Supongamos que la ciencia no fuera imprescindible para el mantenimiento de la máquina productiva en la economía actual. Y supongamos también que los recortes del gasto en ciencia no tuvieran efectos funestos a medio plazo. Aun así habría un poderoso argumento para alentar el gasto en investigación en tiempos de dura crisis: no por su valor potencial para la producción de nuevos objetos ni tampoco por su valor estratégico, sino por su valor económico directo.
Imaginemos que, llevados por la necesidad de reducir el déficit público y de ahorrar dinero en actividades supuestamente poco productivas, decidiéramos dejar de gastar miles de millones (públicos y privados) en los deportes de masas. Sería una locura: el deporte no solo es un bien cultural para la población y tiene efectos beneficiosos para otros sectores de la economía (salud, turismo, comercio, hostelería, etc.), sino que además es una actividad de valor económico por sí misma: genera servicios de gran valor añadido y hace que circulen enormes cantidades de dinero en inversiones, salarios y gastos de consumo. Por muy mal que fuera la economía, una sociedad sana no se podría permitir renunciar a un tipo de actividad de tanto valor.

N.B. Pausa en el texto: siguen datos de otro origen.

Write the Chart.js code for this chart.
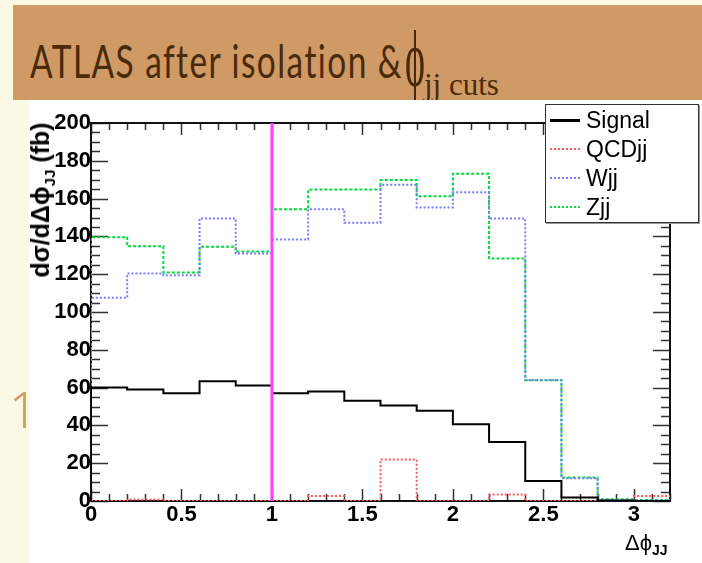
<!DOCTYPE html>
<html>
<head>
<meta charset="utf-8">
<script src="https://cdn.jsdelivr.net/npm/chart.js@4.4.1/dist/chart.umd.min.js"></script>
<style>
  body { margin: 0; width: 702px; height: 563px; overflow: hidden; background: #fbf9e4; position: relative; }
  .abs { position: absolute; white-space: nowrap; }
  #header { left: 13px; top: 5px; width: 689px; height: 95px; background: #d09a66; }
  #panel { left: 29px; top: 100px; width: 673px; height: 463px; background: #fff; }
  .title { color: #4b2a0a; }
  #legend { left: 545px; top: 104px; width: 152px; height: 117px; background: #fff; border: 1px solid #333;
            box-shadow: 1px 1px 0 #999; font: 23px 'Liberation Sans', Arial, sans-serif; }
  .row { position: absolute; left: 4px; height: 30px; display: flex; align-items: center; }
  .sample { width: 30px; margin-right: 6px; }
</style>
</head>
<body>
<div class="abs" id="header"></div>
<div class="abs title" id="mainTitle" style="left:30px; top:33px; font: 400 46px Lato, 'Liberation Sans', sans-serif; letter-spacing: 2px; transform-origin: left top;">ATLAS after isolation &amp;</div>
<div class="abs title" id="phi" style="left:405px; top:14px; font: 80px 'Liberation Serif', 'DejaVu Serif', serif; transform-origin: left top;">ϕ</div>
<div class="abs title" style="left:424px; top:67px; font: 31px 'Liberation Serif', serif;">jj cuts</div>
<div class="abs" style="left:9px; top:375px; font: 300 50px 'Noto Sans', sans-serif; color:#d39c62;">1</div>

<div class="abs" id="panel">
  <canvas id="histo" width="646" height="463"></canvas>
</div>

<div class="abs" style="left:42px; top:200px; transform: translate(-50%,-50%) rotate(-90deg); font: bold 25px 'Liberation Sans', Arial, sans-serif;">dσ/dΔϕ<sub style="font-size:15px;">JJ</sub> (fb)</div>
<div class="abs" style="left:625px; top:530px; font: 22px 'Liberation Sans', Arial, sans-serif;">Δϕ<sub style="font: bold 14px 'Liberation Sans', Arial, sans-serif;">JJ</sub></div>

<div class="abs" id="legend"></div>

<script>
// bin edges of the delta-phi histogram (0.2 wide)
const binEdges = [0, 0.2, 0.4, 0.6, 0.8, 1.0, 1.2, 1.4, 1.6, 1.8, 2.0, 2.2, 2.4, 2.6, 2.8, 3.0, 3.2];

// d(sigma)/d(delta phi) in fb, one value per bin
const signal = [60.0, 59.0, 57.0, 63.4, 61.1, 57.0, 58.0, 53.1, 50.5, 47.7, 40.6, 31.2, 10.6, 1.8, 0.3, 0.0];
const qcdjj  = [0, 0.8, 0, 0, 0, 0, 2.6, 0, 21.9, 0, 0, 3.5, 0, 0, 0, 2.6];
const wjj    = [107.5, 120.4, 119.5, 149.5, 131.0, 138.4, 154.4, 147.2, 167.3, 155.3, 163.4, 149.5, 64.0, 12.0, 0.5, 0.3];
const zjj    = [139.6, 134.8, 120.9, 134.5, 132.0, 154.4, 164.8, 164.8, 169.9, 161.3, 173.1, 128.3, 63.9, 12.4, 0.9, 0.5];

const cutValue = 1.0;
const xTicks = [0, 0.5, 1, 1.5, 2, 2.5, 3];
const yTicks = [0, 20, 40, 60, 80, 100, 120, 140, 160, 180, 200];

// turn bin contents into points for a stepped line
function histPoints(vals) {
  let pts = [{ x: binEdges[0], y: 0 }];
  for (let i = 0; i < vals.length; i++) {
    pts.push({ x: binEdges[i], y: vals[i] });
  }
  pts.push({ x: binEdges[binEdges.length - 1], y: vals[vals.length - 1] });
  pts.push({ x: binEdges[binEdges.length - 1], y: 0 });
  return pts;
}

function histSet(label, vals, color, dash, width) {
  return {
    label: label,
    data: histPoints(vals),
    borderColor: color,
    borderWidth: width,
    borderDash: dash,
    stepped: true,
    pointRadius: 0,
    fill: false
  };
}

// ROOT style frame with ticks pointing into the plot on all four sides
const innerTicks = {
  id: 'innerTicks',
  beforeDatasetsDraw(chart) {
    const { ctx, chartArea: a, scales: { x, y } } = chart;
    ctx.save();
    ctx.strokeStyle = '#333';
    ctx.lineWidth = 1.5;
    ctx.beginPath();
    for (let i = 0; i <= 32; i++) {
      const px = Math.round(x.getPixelForValue(i / 10)) + 0.5;
      const len = i % 5 === 0 ? 12 : 7;
      ctx.moveTo(px, a.bottom); ctx.lineTo(px, a.bottom - len);
      ctx.moveTo(px, a.top); ctx.lineTo(px, a.top + len);
    }
    for (let v = 0; v <= 200; v += 5) {
      const py = Math.round(y.getPixelForValue(v)) + 0.5;
      const len = v % 20 === 0 ? 17 : 9;
      ctx.moveTo(a.left, py); ctx.lineTo(a.left + len, py);
      ctx.moveTo(a.right, py); ctx.lineTo(a.right - len, py);
    }
    ctx.stroke();
    ctx.strokeStyle = '#111';
    ctx.lineWidth = 2;
    ctx.strokeRect(a.left, a.top, a.right - a.left, a.bottom - a.top);
    ctx.restore();
  }
};

const tickFont = { family: "'Liberation Sans', Arial, sans-serif", weight: 'bold', size: 22 };

const chart = new Chart(document.getElementById('histo'), {
  type: 'line',
  data: {
    datasets: [
      { label: '', data: [{ x: cutValue, y: 0 }, { x: cutValue, y: 200 }], borderColor: '#ff44ff', borderWidth: 3, pointRadius: 0 },
      histSet('Signal', signal, '#000', [], 2),
      histSet('QCDjj', qcdjj, '#ff5a5a', [2, 2], 2),
      histSet('Wjj', wjj, '#7a7aff', [2, 2], 2),
      histSet('Zjj', zjj, '#00dc3c', [3, 2], 2)
    ]
  },
  options: {
    responsive: false,
    devicePixelRatio: 1,
    animation: false,
    layout: { padding: { left: 0, top: 23, right: 5, bottom: 0 } },
    plugins: { legend: { display: false }, tooltip: { enabled: false } },
    scales: {
      x: {
        type: 'linear', min: 0, max: 3.2,
        afterFit: s => { s.height = 62; },
        afterBuildTicks: s => { s.ticks = xTicks.map(v => ({ value: v })); },
        grid: { display: false, drawTicks: false },
        border: { display: false },
        ticks: { font: tickFont, color: '#000', padding: 1, maxRotation: 0, autoSkip: false, callback: v => String(v) }
      },
      y: {
        type: 'linear', min: 0, max: 200,
        afterFit: s => { s.width = 62; },
        afterBuildTicks: s => { s.ticks = yTicks.map(v => ({ value: v })); },
        grid: { display: false, drawTicks: false },
        border: { display: false },
        ticks: { font: tickFont, color: '#000', padding: 0, autoSkip: false, callback: v => String(v) }
      }
    }
  },
  plugins: [innerTicks]
});

// legend built from the labelled datasets
const legend = document.getElementById('legend');
chart.data.datasets.filter(d => d.label).forEach((d, i) => {
  const row = document.createElement('div');
  row.className = 'row';
  row.style.top = (i * 29) + 'px';
  const sample = document.createElement('div');
  sample.className = 'sample';
  sample.style.borderTop = d.borderDash.length ? '2px dotted ' + d.borderColor : '3px solid ' + d.borderColor;
  row.appendChild(sample);
  row.appendChild(document.createTextNode(d.label));
  legend.appendChild(row);
});

// squeeze the heading and phi to the narrow slide lettering
const mainTitle = document.getElementById('mainTitle');
mainTitle.style.transform = 'scaleX(' + (373 / mainTitle.getBoundingClientRect().width) + ')';
const phi = document.getElementById('phi');
phi.style.transform = 'scaleX(' + (20 / phi.getBoundingClientRect().width) + ')';
</script>
</body>
</html>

Pues lo mismo pasa con la ciencia. Nos gusta saber cómo es el mundo, cuánta vida hay en el universo, cómo se comporta el planeta Tierra o cómo es la cara oculta de la Luna, y queremos encontrar la mejor forma de curar el cáncer, de acabar con el calentamiento global o con el hambre en el mundo. Todo esto nos interesa al menos casi tanto como nos interesan los resultados de la Liga de fútbol. Y gracias a ese interés hemos creado un conglomerado de actividades e infraestructuras científicas (universidades, laboratorios, satélites, plataformas espaciales…) que no tienen nada que envidiar a las del deporte de masas. Necesitamos mantener todo ese tinglado, no solo porque de él depende nuestro futuro ni porque de él dependa la capacidad innovadora en casi cualquier otro sector de la economía (incluido el de las actividades deportivas), sino porque la actividad científica mueve millones de puestos de trabajo y miles de millones de euros en torno a unos fines por los que deberíamos estar dispuestos a pagar.